Your task is to locate every line holding the string "chart" and to copy each of them.

>> BEGIN

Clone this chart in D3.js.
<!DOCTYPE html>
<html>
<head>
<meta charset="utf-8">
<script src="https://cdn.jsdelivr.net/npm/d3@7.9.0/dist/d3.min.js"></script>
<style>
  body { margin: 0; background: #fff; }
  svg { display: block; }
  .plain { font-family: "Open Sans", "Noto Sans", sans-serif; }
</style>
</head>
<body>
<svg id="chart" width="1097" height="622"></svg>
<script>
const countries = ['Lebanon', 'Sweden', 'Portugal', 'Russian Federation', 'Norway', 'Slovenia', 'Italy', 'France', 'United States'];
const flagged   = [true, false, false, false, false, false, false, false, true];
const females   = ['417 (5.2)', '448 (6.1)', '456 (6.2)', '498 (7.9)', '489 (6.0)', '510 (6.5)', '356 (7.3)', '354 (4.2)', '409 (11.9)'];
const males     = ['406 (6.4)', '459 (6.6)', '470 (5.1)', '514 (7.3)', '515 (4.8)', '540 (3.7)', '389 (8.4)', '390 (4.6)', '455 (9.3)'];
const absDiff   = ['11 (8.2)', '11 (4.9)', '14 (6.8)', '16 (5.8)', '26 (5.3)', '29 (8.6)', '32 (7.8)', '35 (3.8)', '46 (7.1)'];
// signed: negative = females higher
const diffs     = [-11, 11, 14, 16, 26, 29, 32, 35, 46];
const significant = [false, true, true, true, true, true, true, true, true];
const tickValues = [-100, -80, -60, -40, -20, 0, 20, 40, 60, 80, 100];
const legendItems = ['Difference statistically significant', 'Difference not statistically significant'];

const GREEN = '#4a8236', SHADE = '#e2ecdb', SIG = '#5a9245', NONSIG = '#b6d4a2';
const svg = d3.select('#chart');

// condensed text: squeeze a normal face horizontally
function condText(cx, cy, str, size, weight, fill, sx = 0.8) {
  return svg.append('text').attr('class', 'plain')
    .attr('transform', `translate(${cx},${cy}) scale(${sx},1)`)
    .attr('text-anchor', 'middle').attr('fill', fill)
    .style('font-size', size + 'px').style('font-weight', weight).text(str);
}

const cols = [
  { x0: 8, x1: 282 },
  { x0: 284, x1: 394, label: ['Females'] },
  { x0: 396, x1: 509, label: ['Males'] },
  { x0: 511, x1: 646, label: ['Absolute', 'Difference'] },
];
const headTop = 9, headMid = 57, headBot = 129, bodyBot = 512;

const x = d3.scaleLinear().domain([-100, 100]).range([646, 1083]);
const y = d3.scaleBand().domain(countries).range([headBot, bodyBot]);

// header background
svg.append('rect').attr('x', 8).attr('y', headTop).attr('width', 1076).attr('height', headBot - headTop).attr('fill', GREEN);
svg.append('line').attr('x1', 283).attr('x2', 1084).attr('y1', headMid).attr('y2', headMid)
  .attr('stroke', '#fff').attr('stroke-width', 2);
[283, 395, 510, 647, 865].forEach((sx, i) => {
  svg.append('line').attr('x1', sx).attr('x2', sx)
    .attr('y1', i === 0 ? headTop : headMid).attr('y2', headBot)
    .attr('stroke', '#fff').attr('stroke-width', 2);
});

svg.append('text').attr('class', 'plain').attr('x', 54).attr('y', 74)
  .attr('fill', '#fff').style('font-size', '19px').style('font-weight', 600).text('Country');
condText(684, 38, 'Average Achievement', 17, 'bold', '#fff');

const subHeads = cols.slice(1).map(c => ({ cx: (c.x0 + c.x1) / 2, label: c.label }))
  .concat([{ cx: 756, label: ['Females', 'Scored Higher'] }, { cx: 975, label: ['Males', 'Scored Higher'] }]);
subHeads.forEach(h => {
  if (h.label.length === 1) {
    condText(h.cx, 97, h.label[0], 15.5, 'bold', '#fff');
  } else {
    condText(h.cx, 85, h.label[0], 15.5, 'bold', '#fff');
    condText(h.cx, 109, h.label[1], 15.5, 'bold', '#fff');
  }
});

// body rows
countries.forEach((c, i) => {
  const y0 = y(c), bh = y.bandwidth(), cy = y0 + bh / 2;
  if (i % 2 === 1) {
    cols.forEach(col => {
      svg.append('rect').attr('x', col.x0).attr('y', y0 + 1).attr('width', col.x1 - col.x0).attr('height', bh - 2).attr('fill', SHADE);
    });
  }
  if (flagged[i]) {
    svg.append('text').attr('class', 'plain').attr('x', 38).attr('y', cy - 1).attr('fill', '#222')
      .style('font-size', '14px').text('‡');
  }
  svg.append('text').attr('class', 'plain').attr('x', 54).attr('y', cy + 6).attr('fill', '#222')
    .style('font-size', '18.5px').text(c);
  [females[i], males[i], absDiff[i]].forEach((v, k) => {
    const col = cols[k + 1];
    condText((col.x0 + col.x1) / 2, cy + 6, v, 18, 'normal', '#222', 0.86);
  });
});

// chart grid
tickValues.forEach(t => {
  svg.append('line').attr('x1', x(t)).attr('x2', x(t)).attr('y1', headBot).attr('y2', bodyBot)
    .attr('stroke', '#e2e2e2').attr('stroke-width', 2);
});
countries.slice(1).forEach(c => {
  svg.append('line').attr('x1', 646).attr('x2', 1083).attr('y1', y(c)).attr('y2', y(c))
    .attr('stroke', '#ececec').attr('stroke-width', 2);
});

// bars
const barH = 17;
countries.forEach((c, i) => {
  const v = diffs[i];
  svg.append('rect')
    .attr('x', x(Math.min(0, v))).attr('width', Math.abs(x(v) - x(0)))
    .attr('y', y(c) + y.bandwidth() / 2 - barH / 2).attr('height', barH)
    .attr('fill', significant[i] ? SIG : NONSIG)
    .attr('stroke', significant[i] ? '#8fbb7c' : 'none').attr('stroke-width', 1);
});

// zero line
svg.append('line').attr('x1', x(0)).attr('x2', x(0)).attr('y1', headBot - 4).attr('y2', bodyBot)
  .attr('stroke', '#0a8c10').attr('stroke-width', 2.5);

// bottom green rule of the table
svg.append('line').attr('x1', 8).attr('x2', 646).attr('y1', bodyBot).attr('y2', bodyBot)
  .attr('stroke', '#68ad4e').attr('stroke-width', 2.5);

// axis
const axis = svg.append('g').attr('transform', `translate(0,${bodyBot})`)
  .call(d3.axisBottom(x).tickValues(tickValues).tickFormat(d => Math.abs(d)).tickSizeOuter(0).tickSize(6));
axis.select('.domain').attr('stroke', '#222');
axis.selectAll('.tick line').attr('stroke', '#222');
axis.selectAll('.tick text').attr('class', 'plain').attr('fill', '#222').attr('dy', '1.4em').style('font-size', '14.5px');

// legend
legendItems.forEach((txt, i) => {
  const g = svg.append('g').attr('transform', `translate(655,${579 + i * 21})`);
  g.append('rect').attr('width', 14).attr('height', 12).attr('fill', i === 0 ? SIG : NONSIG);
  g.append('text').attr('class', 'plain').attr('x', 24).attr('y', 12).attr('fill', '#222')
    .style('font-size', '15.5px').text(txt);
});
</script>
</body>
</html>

>> END

TASK RESPONSE:
Clone this chart in D3.js.
<svg id="chart" width="1097" height="622"></svg>
const svg = d3.select('#chart');
// chart grid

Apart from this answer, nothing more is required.